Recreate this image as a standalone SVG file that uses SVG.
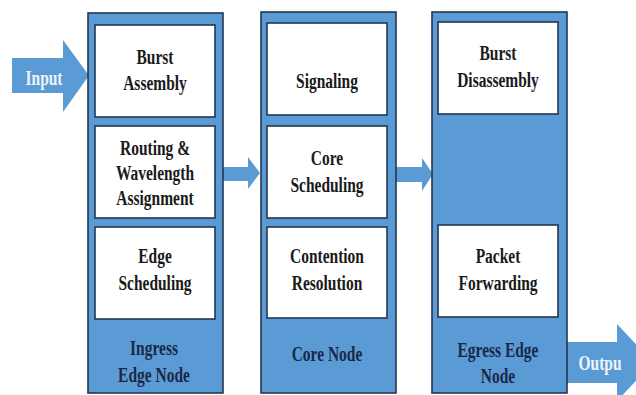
<svg xmlns="http://www.w3.org/2000/svg" width="636" height="395" viewBox="0 0 636 395">
<style>
.outer{fill:#5b9bd5;stroke:#24364f;stroke-width:1.6}
.inner{fill:#ffffff;stroke:#24364f;stroke-width:1.6}
.arrow{fill:#5b9bd5;stroke:none}
.t{font-family:"Liberation Serif","Times New Roman",serif;font-weight:bold;font-size:21.5px;fill:#1a1a1a;text-anchor:middle}
.lbl{fill:#1a2848}
.w{fill:#eef3f9}
</style>
<rect width="636" height="395" fill="#ffffff"/>
<g id="connectors">
<polygon class="arrow" points="12,58 63,58 63,40 89,75.5 63,112 63,93 12,93"/>
<polygon class="arrow" points="223,167 248,167 248,157 260,173 248,189 248,181 223,181"/>
<polygon class="arrow" points="396,167 422,167 422,158 433,174 422,191 422,182 396,182"/>
<polygon class="arrow" points="567,342 617,342 617,324 653,362.5 617,401 617,383 567,383"/>
<text class="t w" transform="translate(44,85) scale(0.72,1)">Input</text>
<text class="t w" transform="translate(600,370) scale(0.72,1)">Outpu</text>
</g>
<g id="ingress">
<rect class="outer" x="88" y="13" width="135" height="380"/>
<text class="t lbl" transform="translate(154,355) scale(0.72,1)">Ingress</text>
<text class="t lbl" transform="translate(154,382) scale(0.72,1)">Edge Node</text>
</g>
<g id="burst-assembly">
<rect class="inner" x="95" y="25" width="120" height="92"/>
<text class="t" transform="translate(155,64) scale(0.72,1)">Burst</text>
<text class="t" transform="translate(155,90) scale(0.72,1)">Assembly</text>
</g>
<g id="routing">
<rect class="inner" x="95" y="126" width="120" height="92"/>
<text class="t" transform="translate(155,155) scale(0.72,1)">Routing &amp;</text>
<text class="t" transform="translate(155,180) scale(0.72,1)">Wavelength</text>
<text class="t" transform="translate(155,205) scale(0.72,1)">Assignment</text>
</g>
<g id="edge-scheduling">
<rect class="inner" x="95" y="227" width="120" height="92"/>
<text class="t" transform="translate(155,263) scale(0.72,1)">Edge</text>
<text class="t" transform="translate(155,290) scale(0.72,1)">Scheduling</text>
</g>
<g id="core">
<rect class="outer" x="261" y="12" width="135" height="381"/>
<text class="t lbl" transform="translate(327,361) scale(0.72,1)">Core Node</text>
</g>
<g id="signaling">
<rect class="inner" x="267" y="23" width="120" height="92"/>
<text class="t" transform="translate(327,88) scale(0.72,1)">Signaling</text>
</g>
<g id="core-scheduling">
<rect class="inner" x="267" y="126" width="120" height="92"/>
<text class="t" transform="translate(327,165) scale(0.72,1)">Core</text>
<text class="t" transform="translate(327,192) scale(0.72,1)">Scheduling</text>
</g>
<g id="contention">
<rect class="inner" x="267" y="227" width="120" height="91"/>
<text class="t" transform="translate(327,263) scale(0.72,1)">Contention</text>
<text class="t" transform="translate(327,290) scale(0.72,1)">Resolution</text>
</g>
<g id="egress">
<rect class="outer" x="432" y="12" width="135" height="381"/>
<text class="t lbl" transform="translate(498,357) scale(0.72,1)">Egress Edge</text>
<text class="t lbl" transform="translate(498,383) scale(0.72,1)">Node</text>
</g>
<g id="burst-disassembly">
<rect class="inner" x="438" y="22" width="120" height="92"/>
<text class="t" transform="translate(498,60) scale(0.72,1)">Burst</text>
<text class="t" transform="translate(498,87) scale(0.72,1)">Disassembly</text>
</g>
<g id="packet-forwarding">
<rect class="inner" x="438" y="225" width="120" height="92"/>
<text class="t" transform="translate(498,263) scale(0.72,1)">Packet</text>
<text class="t" transform="translate(498,290) scale(0.72,1)">Forwarding</text>
</g>
</svg>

Exercise directions = Leave out the pictures and transcribe everything else exactly.

The response =
Recreate this image as a standalone SVG file that uses SVG.
<svg xmlns="http://www.w3.org/2000/svg" width="636" height="395" viewBox="0 0 636 395">
<style>
.outer{fill:#5b9bd5;stroke:#24364f;stroke-width:1.6}
.inner{fill:#ffffff;stroke:#24364f;stroke-width:1.6}
.arrow{fill:#5b9bd5;stroke:none}
.t{font-family:"Liberation Serif","Times New Roman",serif;font-weight:bold;font-size:21.5px;fill:#1a1a1a;text-anchor:middle}
.lbl{fill:#1a2848}
.w{fill:#eef3f9}
</style>
<rect width="636" height="395" fill="#ffffff"/>
<g id="connectors">
<polygon class="arrow" points="12,58 63,58 63,40 89,75.5 63,112 63,93 12,93"/>
<polygon class="arrow" points="223,167 248,167 248,157 260,173 248,189 248,181 223,181"/>
<polygon class="arrow" points="396,167 422,167 422,158 433,174 422,191 422,182 396,182"/>
<polygon class="arrow" points="567,342 617,342 617,324 653,362.5 617,401 617,383 567,383"/>
<text class="t w" transform="translate(44,85) scale(0.72,1)">Input</text>
<text class="t w" transform="translate(600,370) scale(0.72,1)">Outpu</text>
</g>
<g id="ingress">
<rect class="outer" x="88" y="13" width="135" height="380"/>
<text class="t lbl" transform="translate(154,355) scale(0.72,1)">Ingress</text>
<text class="t lbl" transform="translate(154,382) scale(0.72,1)">Edge Node</text>
</g>
<g id="burst-assembly">
<rect class="inner" x="95" y="25" width="120" height="92"/>
<text class="t" transform="translate(155,64) scale(0.72,1)">Burst</text>
<text class="t" transform="translate(155,90) scale(0.72,1)">Assembly</text>
</g>
<g id="routing">
<rect class="inner" x="95" y="126" width="120" height="92"/>
<text class="t" transform="translate(155,155) scale(0.72,1)">Routing &amp;</text>
<text class="t" transform="translate(155,180) scale(0.72,1)">Wavelength</text>
<text class="t" transform="translate(155,205) scale(0.72,1)">Assignment</text>
</g>
<g id="edge-scheduling">
<rect class="inner" x="95" y="227" width="120" height="92"/>
<text class="t" transform="translate(155,263) scale(0.72,1)">Edge</text>
<text class="t" transform="translate(155,290) scale(0.72,1)">Scheduling</text>
</g>
<g id="core">
<rect class="outer" x="261" y="12" width="135" height="381"/>
<text class="t lbl" transform="translate(327,361) scale(0.72,1)">Core Node</text>
</g>
<g id="signaling">
<rect class="inner" x="267" y="23" width="120" height="92"/>
<text class="t" transform="translate(327,88) scale(0.72,1)">Signaling</text>
</g>
<g id="core-scheduling">
<rect class="inner" x="267" y="126" width="120" height="92"/>
<text class="t" transform="translate(327,165) scale(0.72,1)">Core</text>
<text class="t" transform="translate(327,192) scale(0.72,1)">Scheduling</text>
</g>
<g id="contention">
<rect class="inner" x="267" y="227" width="120" height="91"/>
<text class="t" transform="translate(327,263) scale(0.72,1)">Contention</text>
<text class="t" transform="translate(327,290) scale(0.72,1)">Resolution</text>
</g>
<g id="egress">
<rect class="outer" x="432" y="12" width="135" height="381"/>
<text class="t lbl" transform="translate(498,357) scale(0.72,1)">Egress Edge</text>
<text class="t lbl" transform="translate(498,383) scale(0.72,1)">Node</text>
</g>
<g id="burst-disassembly">
<rect class="inner" x="438" y="22" width="120" height="92"/>
<text class="t" transform="translate(498,60) scale(0.72,1)">Burst</text>
<text class="t" transform="translate(498,87) scale(0.72,1)">Disassembly</text>
</g>
<g id="packet-forwarding">
<rect class="inner" x="438" y="225" width="120" height="92"/>
<text class="t" transform="translate(498,263) scale(0.72,1)">Packet</text>
<text class="t" transform="translate(498,290) scale(0.72,1)">Forwarding</text>
</g>
</svg>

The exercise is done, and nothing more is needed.